Cuando en la serie The Wire, Omar Little pedía consejos a Butchie, el mundo se paraba. Butchie cumple a la perfección ese refrán que dice más sabe el diablo por viejo que por diablo. Privado de la vista, desarrolló dos virtudes indispensables para cualquier ser humano: la serenidad y la reflexión. Y si he dicho indispensables para cualquier ser humano, más indispensables si cabe para los personajes que habitan las calles de The Wire, donde el silbido de las balas te hacen saber que una vida vale lo mismo que una hamburguesa. Omar se sentaba en la barra del bar de Butchie, con mohín torcido, exponía el tema y esperaba a que su consejero canalizara toda la información. El ciego, con la expresión en el vacío que le otorgaban esos ojos que miraban hacia atrás, aguantando el silencio sin dejar de darle brillo con un paño a un vaso, dictaba la solución: la única y posible que su protegido podía tomar para salvar su pellejo. El mundo comenzaba a funcionar y los que temíamos por la vida del delincuente respirábamos mejor. Pero yo no escuchaba los consejos de Butchie, yo miraba sus ojos y pensaba en la niebla.
Hay libros que llevamos dentro como una cicatriz, y eso ya es para toda la vida. Lo mismo que digo libros, también me refiero a poemas, versos sueltos, relatos, y un largo etcétera que no acabaría nunca. Por ejemplo, en una tarde gris y de lluvia, mientras escribo, miro a la ventana del salón donde vivo y me acuerdo de Antonio Machado. Monotonía de lluvia tras los cristales. Yo nunca me he visto de niño vestido de colegial y mirando los puñetazos de la lluvia en las cristaleras, pero desde que conozco a Machado, y sin ser un niño, cada vez que llueve me asomo al cristal que tengo más cerca, poso mi sien en él y repito: Monotonía de lluvia tras los cristales.
Pero además de lluvia, en Hannover ahora mismo una niebla suave se va apoderando de los tejados de las casas. Camina lenta, para que la veamos llegar, y yo, con mi sien apoyada en el frío ventanal, escuchando la metralla del aguacero, me olvido de Machado y recito: las cuencas blancas de los ojos de un ciego. Ninguna imagen se asemeja mejor a la niebla que ese verso. Mª Jesús Ortega es la artífice, una poeta más entre muchos poetas, cuyo libro seguramente sólo conozcamos unos cuantos, pero que carga sus poemas de un dolor y de un ritmo, que cada acento retumba en la cabeza como un martillo golpeando un yunque. Las cuencas blancas de los ojos de un ciego, un verso que pertenece a un poema que dedica a la niebla en su libro Toque de arrebato (Delegación de Cultura del Ayuntamiendo de Arcos, 2006). Una imagen que me acompañará toda la vida; un poema que yo recitaba cuando veía los ojos de Butchie mirando al vacío.
Y es que es curioso este paisaje de tejados verticales y de casas en medio del bosque. Miro la niebla y veo ciegos paseando por las aceras, con sus cuencas blancas y andando sin bastón porque qué más cómodo que andar por la niebla si tus ojos son la niebla. La niebla de Mª Jesús. Que ahora también es la mía. Que llega con su espíritu de nubes y de sombras, te hace temer y apartar la vista de la ventana, porque viene con la melena suelta y un vestido blanco y una risa loca, envolviéndolo todo, metiéndote dentro de ella, cumpliendo su propósito: el recordatorio espeso de que no estamos en ninguna parte.

Foto: Omar y Butchie. 

NOTA: Éste es el poema al que se hace mención en el artículo.

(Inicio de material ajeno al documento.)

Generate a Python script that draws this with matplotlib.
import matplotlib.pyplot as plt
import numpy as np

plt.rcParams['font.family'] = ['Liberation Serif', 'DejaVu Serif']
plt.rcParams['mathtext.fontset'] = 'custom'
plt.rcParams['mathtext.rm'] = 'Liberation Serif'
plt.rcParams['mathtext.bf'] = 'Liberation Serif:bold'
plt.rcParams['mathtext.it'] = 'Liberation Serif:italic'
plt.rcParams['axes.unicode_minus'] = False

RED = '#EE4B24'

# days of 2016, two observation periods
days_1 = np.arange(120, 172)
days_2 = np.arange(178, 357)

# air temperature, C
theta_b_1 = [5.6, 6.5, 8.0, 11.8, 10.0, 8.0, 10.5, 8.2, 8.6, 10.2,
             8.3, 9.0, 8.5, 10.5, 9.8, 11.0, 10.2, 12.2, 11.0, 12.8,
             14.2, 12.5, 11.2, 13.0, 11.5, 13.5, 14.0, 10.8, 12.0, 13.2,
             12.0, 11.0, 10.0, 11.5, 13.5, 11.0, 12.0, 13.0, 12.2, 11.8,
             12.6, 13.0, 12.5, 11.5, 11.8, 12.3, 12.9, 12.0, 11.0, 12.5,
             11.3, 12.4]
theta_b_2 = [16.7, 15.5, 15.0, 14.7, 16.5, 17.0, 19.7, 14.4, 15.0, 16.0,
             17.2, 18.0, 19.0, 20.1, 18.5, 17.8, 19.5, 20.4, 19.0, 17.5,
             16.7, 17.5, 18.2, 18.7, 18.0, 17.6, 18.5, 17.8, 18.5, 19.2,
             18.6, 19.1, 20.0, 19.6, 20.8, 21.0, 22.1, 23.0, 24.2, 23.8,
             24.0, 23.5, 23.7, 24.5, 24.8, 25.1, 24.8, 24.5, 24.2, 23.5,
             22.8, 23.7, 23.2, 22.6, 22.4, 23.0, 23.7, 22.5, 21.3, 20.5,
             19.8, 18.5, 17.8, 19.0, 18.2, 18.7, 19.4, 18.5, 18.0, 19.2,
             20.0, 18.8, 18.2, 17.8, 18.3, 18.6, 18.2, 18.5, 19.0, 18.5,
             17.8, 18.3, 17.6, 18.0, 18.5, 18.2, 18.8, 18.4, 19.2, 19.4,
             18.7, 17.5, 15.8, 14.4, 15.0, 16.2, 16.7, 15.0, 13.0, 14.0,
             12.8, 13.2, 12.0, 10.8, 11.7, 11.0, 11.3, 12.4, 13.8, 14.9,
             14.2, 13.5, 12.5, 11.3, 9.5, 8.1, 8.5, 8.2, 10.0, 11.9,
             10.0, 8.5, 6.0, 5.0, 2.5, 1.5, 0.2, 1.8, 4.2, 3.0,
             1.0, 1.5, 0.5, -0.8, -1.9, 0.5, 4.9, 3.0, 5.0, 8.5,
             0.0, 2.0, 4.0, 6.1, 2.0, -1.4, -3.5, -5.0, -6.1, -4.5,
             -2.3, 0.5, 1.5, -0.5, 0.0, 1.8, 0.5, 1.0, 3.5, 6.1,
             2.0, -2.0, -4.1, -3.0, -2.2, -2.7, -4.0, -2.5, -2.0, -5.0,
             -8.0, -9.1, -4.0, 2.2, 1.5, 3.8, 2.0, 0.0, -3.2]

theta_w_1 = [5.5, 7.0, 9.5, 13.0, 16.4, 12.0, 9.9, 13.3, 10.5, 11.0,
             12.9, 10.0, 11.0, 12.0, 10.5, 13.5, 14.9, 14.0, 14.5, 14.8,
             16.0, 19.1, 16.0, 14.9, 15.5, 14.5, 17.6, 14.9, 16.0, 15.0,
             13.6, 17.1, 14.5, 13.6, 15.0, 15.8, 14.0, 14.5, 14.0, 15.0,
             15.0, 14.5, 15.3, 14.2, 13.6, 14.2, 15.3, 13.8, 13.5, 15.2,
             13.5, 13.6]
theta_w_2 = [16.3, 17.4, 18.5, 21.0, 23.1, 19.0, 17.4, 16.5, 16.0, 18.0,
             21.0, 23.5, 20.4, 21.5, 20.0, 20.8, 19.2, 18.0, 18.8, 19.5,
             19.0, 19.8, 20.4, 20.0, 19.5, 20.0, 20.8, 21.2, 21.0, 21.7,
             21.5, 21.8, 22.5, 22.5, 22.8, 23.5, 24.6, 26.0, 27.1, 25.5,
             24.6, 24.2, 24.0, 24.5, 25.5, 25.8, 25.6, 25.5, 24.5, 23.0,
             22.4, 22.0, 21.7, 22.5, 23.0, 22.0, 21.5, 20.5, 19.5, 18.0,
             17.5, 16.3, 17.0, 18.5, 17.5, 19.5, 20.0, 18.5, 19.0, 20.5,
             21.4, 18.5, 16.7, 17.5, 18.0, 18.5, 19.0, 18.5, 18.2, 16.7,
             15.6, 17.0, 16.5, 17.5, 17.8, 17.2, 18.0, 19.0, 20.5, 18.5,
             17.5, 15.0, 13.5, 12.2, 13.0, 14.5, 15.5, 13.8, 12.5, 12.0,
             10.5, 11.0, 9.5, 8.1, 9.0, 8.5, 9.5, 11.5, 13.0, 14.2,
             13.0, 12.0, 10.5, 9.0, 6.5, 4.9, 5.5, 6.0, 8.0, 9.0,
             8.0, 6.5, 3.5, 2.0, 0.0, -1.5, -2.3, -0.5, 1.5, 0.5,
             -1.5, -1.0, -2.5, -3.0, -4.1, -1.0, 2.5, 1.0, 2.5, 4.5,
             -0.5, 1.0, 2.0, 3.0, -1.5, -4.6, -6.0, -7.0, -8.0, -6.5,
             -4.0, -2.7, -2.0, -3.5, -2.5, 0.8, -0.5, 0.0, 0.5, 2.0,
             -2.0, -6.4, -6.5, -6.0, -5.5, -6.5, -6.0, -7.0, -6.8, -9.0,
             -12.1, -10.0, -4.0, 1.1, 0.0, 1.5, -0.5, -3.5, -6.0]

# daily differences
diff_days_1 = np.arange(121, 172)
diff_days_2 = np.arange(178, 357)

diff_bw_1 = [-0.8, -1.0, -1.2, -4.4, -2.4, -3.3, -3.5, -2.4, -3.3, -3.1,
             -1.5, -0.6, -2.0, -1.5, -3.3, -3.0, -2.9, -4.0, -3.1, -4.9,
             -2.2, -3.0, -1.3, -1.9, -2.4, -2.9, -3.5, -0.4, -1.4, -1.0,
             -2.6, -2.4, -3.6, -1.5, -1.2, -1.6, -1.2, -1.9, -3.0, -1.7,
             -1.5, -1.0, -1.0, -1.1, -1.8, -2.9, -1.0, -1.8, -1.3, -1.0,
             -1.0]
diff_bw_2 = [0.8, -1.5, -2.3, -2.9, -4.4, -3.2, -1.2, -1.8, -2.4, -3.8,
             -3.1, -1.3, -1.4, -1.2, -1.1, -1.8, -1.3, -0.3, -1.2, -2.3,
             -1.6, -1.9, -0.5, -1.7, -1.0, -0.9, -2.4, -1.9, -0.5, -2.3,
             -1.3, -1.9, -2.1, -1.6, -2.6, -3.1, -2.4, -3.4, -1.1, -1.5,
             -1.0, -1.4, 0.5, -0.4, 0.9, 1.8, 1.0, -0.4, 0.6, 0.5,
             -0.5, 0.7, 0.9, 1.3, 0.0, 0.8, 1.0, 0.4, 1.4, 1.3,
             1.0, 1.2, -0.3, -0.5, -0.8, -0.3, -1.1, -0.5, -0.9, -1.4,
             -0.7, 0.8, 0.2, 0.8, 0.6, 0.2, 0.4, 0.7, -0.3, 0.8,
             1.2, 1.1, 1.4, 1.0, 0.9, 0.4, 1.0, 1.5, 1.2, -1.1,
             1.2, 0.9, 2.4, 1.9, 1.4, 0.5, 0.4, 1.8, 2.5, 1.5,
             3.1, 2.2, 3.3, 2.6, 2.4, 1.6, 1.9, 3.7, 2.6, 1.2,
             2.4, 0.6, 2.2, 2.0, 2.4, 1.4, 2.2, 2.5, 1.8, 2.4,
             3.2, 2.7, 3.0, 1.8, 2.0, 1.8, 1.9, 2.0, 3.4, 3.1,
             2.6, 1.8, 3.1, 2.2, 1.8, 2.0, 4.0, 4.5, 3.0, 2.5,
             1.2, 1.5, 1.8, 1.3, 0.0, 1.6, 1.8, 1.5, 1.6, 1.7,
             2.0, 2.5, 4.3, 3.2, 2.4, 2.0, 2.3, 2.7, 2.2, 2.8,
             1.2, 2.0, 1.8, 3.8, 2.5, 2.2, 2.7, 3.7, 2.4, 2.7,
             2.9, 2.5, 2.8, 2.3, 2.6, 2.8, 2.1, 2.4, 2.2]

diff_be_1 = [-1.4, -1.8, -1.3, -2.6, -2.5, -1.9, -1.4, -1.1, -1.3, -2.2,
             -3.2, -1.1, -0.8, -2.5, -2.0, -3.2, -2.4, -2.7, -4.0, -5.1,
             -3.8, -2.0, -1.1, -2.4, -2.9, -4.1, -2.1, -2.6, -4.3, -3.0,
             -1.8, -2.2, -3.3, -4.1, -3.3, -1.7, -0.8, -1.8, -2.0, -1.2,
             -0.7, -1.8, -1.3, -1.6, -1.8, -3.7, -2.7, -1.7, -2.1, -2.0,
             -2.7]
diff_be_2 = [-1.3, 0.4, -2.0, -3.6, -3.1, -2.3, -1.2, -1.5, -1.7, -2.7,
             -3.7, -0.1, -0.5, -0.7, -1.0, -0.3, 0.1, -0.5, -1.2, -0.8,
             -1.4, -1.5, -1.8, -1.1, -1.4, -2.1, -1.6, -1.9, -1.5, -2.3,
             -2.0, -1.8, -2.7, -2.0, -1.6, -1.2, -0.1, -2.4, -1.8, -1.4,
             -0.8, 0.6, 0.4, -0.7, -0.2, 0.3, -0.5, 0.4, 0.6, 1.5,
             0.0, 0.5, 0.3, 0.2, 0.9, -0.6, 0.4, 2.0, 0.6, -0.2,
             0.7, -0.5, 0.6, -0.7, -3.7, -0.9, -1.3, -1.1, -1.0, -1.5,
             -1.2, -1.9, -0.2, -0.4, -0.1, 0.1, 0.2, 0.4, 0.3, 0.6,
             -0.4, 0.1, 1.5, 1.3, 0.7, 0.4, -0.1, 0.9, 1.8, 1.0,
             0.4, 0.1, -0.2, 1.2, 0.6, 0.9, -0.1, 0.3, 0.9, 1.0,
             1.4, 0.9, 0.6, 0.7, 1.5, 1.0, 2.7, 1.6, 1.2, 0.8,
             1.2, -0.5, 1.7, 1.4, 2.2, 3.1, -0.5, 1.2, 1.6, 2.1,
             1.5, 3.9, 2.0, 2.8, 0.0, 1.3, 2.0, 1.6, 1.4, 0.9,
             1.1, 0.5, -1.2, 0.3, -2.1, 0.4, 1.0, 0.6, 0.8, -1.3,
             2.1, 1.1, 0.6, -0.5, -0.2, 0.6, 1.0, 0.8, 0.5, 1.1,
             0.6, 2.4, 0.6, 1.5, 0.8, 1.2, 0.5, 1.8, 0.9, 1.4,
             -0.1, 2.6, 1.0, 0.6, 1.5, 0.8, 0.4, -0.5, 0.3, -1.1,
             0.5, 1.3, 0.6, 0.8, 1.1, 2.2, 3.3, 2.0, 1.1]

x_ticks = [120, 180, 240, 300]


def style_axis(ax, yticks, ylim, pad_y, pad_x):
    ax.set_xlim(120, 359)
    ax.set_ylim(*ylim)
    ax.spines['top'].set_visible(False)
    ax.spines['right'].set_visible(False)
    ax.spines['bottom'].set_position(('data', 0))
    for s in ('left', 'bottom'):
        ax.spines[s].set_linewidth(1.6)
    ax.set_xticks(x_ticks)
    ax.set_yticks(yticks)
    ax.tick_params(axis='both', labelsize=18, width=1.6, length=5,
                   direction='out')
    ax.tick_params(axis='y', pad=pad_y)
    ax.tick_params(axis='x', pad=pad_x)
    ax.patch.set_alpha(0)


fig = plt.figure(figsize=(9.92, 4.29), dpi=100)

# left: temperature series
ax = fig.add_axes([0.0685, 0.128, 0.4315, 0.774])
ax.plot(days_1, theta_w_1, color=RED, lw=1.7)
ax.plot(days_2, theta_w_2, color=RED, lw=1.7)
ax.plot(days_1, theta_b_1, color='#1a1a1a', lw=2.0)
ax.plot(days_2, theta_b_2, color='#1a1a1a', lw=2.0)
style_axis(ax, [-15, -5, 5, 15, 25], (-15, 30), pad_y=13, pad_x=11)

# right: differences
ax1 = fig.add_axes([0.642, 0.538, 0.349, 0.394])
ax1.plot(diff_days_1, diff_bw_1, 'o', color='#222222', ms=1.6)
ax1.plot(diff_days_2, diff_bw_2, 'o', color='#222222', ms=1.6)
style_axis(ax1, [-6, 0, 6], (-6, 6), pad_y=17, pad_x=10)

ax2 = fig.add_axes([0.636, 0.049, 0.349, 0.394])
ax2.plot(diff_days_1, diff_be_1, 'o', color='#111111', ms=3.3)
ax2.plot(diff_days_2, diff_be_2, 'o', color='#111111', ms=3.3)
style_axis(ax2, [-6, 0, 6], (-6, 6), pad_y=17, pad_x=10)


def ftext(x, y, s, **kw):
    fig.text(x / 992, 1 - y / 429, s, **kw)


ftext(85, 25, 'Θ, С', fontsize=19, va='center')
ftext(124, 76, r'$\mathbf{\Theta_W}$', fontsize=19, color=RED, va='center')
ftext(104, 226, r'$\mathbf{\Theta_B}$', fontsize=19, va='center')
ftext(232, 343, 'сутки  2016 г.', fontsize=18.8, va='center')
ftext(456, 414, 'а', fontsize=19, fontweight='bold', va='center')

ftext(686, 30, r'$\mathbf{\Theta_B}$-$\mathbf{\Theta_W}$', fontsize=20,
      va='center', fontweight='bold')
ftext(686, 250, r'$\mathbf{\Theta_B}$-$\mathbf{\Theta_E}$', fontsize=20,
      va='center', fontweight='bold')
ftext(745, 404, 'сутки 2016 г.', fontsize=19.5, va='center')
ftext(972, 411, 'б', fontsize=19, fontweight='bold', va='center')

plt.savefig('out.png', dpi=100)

Niebla en el castillo de Fatetar



Parece que no estamos en ninguna parte.

Tras los cristales, el vacío mojado,
las cuencas blancas de los ojos de un ciego.
Huele a moho.
Sobre las mesas corretean en espíritu puro
sombras y nubes.
Dan ganas de arrimarse a alguien
y hay espanto,
un espanto blando y muy secreto
que prefiere correr hacia lo oscuro,
echar las persianas,
cualquier cosa antes que levantar la vista
hacia esas ventanas sin sentido,
huir del despiste temprano
de este extravío correoso.
No hay más remedio que hacerse el loco
y negar el saludo a los cristales
que retienen como pueden ahí fuera
la lechosa exageración que es hoy la niebla
y su recordatorio espeso
de que no estamos en ninguna parte.


Mª Jesús Ortega, Toque de arrebato, 2006.